For starters, literally, cars will roll up to the starting line flanking the flagman/starter.
At the end of the eighth-mile run, another official will declare the winner.
"In other words, we'll have the same thing they have out on 40th Street East," Huth said, "only a whole lot safer."
In early August, raceway officials met with former mainstays at Los Angeles County Raceway, including LACR operations director Tim Shpall and Jeff Hillinger, the irrepressible SaveLACR.org founder who's spearheaded the search for a successor to LACR since its emotional closing on July 29, 2007.
Hillinger pointed out that Willow's 45-foot straightaway width - 22½ feet per lane - was five feet narrower than drag racing minimums, and 15 feet narrower than most modern tracks.
After seeing the thousand-foot braking zone beyond the finish line, a football field shorter than LACR's, he emphasized the need for testing.
"Whether you're a quarter-mile or an eighth of mile, the launch is still the launch," Hillinger said. "You still need to get these cars slowed down."
Ten days after the initial meeting, Shpall and Hillinger were told Willow Springs would operate the new drag racing program entirely in-house.
Hillinger writes about the negotiations at his SaveLACR.org website.
On message boards throughout the high desert drag racing community, racers and fans insist they won't participate in the new program if Hillinger and Shpall aren't involved.

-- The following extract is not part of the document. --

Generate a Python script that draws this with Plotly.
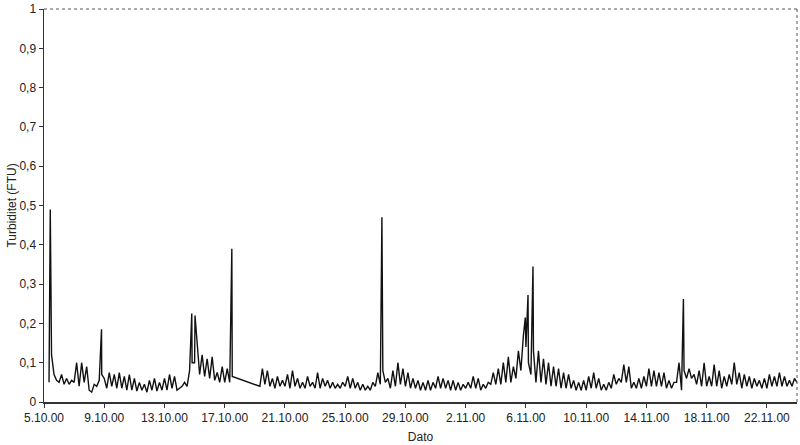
import plotly.graph_objects as go
import pandas as pd

# ---- data ----
start_day = "2000-10-05"
hours = [0, 4, 8, 12, 16, 20]
# one row per day (5.10.00 ... 23.11.00), values at 00,04,08,12,16,20 h
daily_rows = [
    [None, None, 0.05, 0.12, 0.07, 0.055],   # 5.10
    [0.05, 0.07, 0.045, 0.06, 0.045, 0.055],
    [0.05, 0.10, 0.04, 0.10, 0.05, 0.09],
    [0.03, 0.025, 0.045, 0.04, 0.055, 0.07],
    [0.06, 0.035, 0.075, 0.04, 0.07, 0.035],  # 9.10
    [0.075, 0.035, 0.065, 0.03, 0.07, 0.03],
    [0.06, 0.028, 0.05, 0.03, 0.045, 0.025],
    [0.055, 0.03, 0.06, 0.028, 0.05, 0.03],
    [0.06, 0.03, 0.07, 0.035, 0.065, 0.03],   # 13.10
    [0.035, 0.04, 0.05, 0.04, 0.08, 0.10],
    [0.10, 0.15, 0.07, 0.12, 0.065, 0.11],
    [0.06, 0.115, 0.055, 0.075, 0.05, 0.09],
    [0.05, 0.085, 0.05, 0.065, None, None],   # 17.10
    [None, None, None, None, None, None],
    [None, None, 0.04, 0.085, 0.045, 0.08],
    [0.04, 0.06, 0.035, 0.065, 0.04, 0.055],
    [0.04, 0.07, 0.035, 0.08, 0.04, 0.06],    # 21.10
    [0.035, 0.05, 0.035, 0.065, 0.04, 0.05],
    [0.035, 0.075, 0.035, 0.06, 0.04, 0.055],
    [0.035, 0.05, 0.035, 0.045, 0.035, 0.05],
    [0.04, 0.065, 0.035, 0.06, 0.035, 0.05],  # 25.10
    [0.03, 0.045, 0.03, 0.04, 0.03, 0.05],
    [0.04, 0.075, 0.045, 0.08, 0.05, 0.06],
    [0.035, 0.08, 0.04, 0.10, 0.045, 0.085],
    [0.04, 0.075, 0.035, 0.06, 0.035, 0.055], # 29.10
    [0.03, 0.05, 0.03, 0.055, 0.03, 0.05],
    [0.035, 0.065, 0.035, 0.06, 0.035, 0.055],
    [0.03, 0.055, 0.03, 0.05, 0.03, 0.045],
    [0.035, 0.05, 0.035, 0.065, 0.035, 0.06], # 2.11
    [0.03, 0.045, 0.035, 0.05, 0.045, 0.075],
    [0.045, 0.085, 0.045, 0.10, 0.05, 0.115],
    [0.05, 0.09, 0.06, 0.13, 0.08, 0.17],
    [0.14, 0.10, 0.07, 0.13, 0.05, 0.13],     # 6.11
    [0.05, 0.11, 0.045, 0.10, 0.04, 0.09],
    [0.04, 0.085, 0.035, 0.075, 0.035, 0.07],
    [0.035, 0.055, 0.03, 0.05, 0.03, 0.055],
    [0.03, 0.065, 0.035, 0.075, 0.035, 0.06], # 10.11
    [0.03, 0.045, 0.03, 0.05, 0.035, 0.07],
    [0.045, 0.06, 0.05, 0.095, 0.05, 0.09],
    [0.035, 0.05, 0.035, 0.06, 0.035, 0.065],
    [0.04, 0.085, 0.04, 0.08, 0.04, 0.075],   # 14.11
    [0.04, 0.075, 0.035, 0.055, 0.035, 0.05],
    [0.05, 0.10, 0.03, 0.08, 0.06, 0.085],
    [0.06, 0.07, 0.045, 0.08, 0.04, 0.10],
    [0.04, 0.065, 0.04, 0.095, 0.04, 0.08],   # 18.11
    [0.035, 0.065, 0.04, 0.07, 0.045, 0.10],
    [0.045, 0.075, 0.035, 0.07, 0.04, 0.065],
    [0.035, 0.06, 0.04, 0.055, 0.035, 0.06],
    [0.035, 0.07, 0.04, 0.065, 0.04, 0.075],  # 22.11
    [0.04, 0.065, 0.04, 0.055, 0.04, 0.06],
]
last_time = "2000-11-24 00:00"
last_value = 0.05

# isolated short spikes
spike_times = ["2000-10-05 10:00", "2000-10-08 19:40", "2000-10-14 19:30",
               "2000-10-15 00:40", "2000-10-17 11:20", "2000-10-27 10:30",
               "2000-11-05 23:00", "2000-11-06 03:20", "2000-11-06 11:15",
               "2000-11-16 11:00"]
spike_values = [0.49, 0.185, 0.225, 0.22, 0.39, 0.47, 0.215, 0.272, 0.345, 0.262]

tick_dates = ["2000-10-05", "2000-10-09", "2000-10-13", "2000-10-17", "2000-10-21",
              "2000-10-25", "2000-10-29", "2000-11-02", "2000-11-06", "2000-11-10",
              "2000-11-14", "2000-11-18", "2000-11-22"]
tick_labels = ["5.10.00", "9.10.00", "13.10.00", "17.10.00", "21.10.00", "25.10.00",
               "29.10.00", "2.11.00", "6.11.00", "10.11.00", "14.11.00", "18.11.00",
               "22.11.00"]

# ---- build series ----
t0 = pd.Timestamp(start_day)
times, vals = [], []
for d, row in enumerate(daily_rows):
    for h, v in zip(hours, row):
        if v is not None:
            times.append(t0 + pd.Timedelta(days=d, hours=h))
            vals.append(v)
times.append(pd.Timestamp(last_time)); vals.append(last_value)
for t, v in zip(spike_times, spike_values):
    times.append(pd.Timestamp(t)); vals.append(v)
df = pd.DataFrame({"t": times, "v": vals}).sort_values("t")

fig = go.Figure()
fig.add_trace(go.Scatter(x=df["t"], y=df["v"], mode="lines",
                         line=dict(color="#111111", width=1.4), showlegend=False,
                         hoverinfo="skip"))

font = "Liberation Sans, Arial, sans-serif"
fig.update_layout(
    width=800, height=445,
    margin=dict(l=44, r=3, t=9, b=43),
    paper_bgcolor="white", plot_bgcolor="white",
    separators=", ",
    font=dict(family=font, size=12, color="#222222"),
    xaxis=dict(range=["2000-10-05", "2000-11-24"], tickvals=tick_dates, ticktext=tick_labels,
               showgrid=False, zeroline=False, showline=True, linecolor="#333333", linewidth=1.5,
               automargin=False, ticks="outside", ticklen=4, tickcolor="#333333",
               title=dict(text="Dato", font=dict(size=12), standoff=8),
               tickfont=dict(size=12)),
    yaxis=dict(range=[0, 1], dtick=0.1, showgrid=False, zeroline=False, showline=True,
               automargin=False,
               linecolor="#333333", linewidth=1.5, ticks="outside", ticklen=4,
               tickcolor="#333333",
               title=dict(text="Turbiditet (FTU)", font=dict(size=12), standoff=0),
               tickfont=dict(size=12)),
    shapes=[
        dict(type="line", xref="paper", yref="paper", x0=0, y0=1, x1=1, y1=1,
             line=dict(color="#555555", width=1, dash="dot")),
        dict(type="line", xref="paper", yref="paper", x0=1, y0=0, x1=1, y1=1,
             line=dict(color="#555555", width=1, dash="dot")),
    ],
)

fig.write_html("out.html", config={"displayModeBar": False, "staticPlot": True},
               post_script="document.body.style.margin='0';document.body.style.padding='0';")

Moldy Marvin says that would be a mistake.
"All in all, (Willow Springs) totally has my blessing," Hillinger said Wednesday. "We would have preferred to run on Friday nights, because it's kind of tough to get out of work or school early on a Wednesday.
"But it can still be part of my street-legal racing program as a tune-and-tune on Wednesday nights."
What all sides can agree on is the opportunity the drag racing community now has to prove is that a drag strip would be a commercial as well as public safety success.
To improve the rapport between young racers and law enforcement, Chris Huth was going out this week to invite the California Highway Patrol and the Sheriff's Departments of Los Angeles and Kern Counties to become involved.
Scott Graham and the LASD deputies racing team ran a Camaro for years at LACR.
Next week's return of drag racing to Willow Springs for the first time since the early 1960s will be chronicled by Public Broadcasting's KCET-TV in Los Angeles.
They were coming to The Streets of Willow Springs to do a documentary on teenage driving distractions such as cell phone conversations and texting.
They hit the jackpot with former street racers.
"This is all about getting the street racers in here," Huth said. "After that, we'll see where we go from there."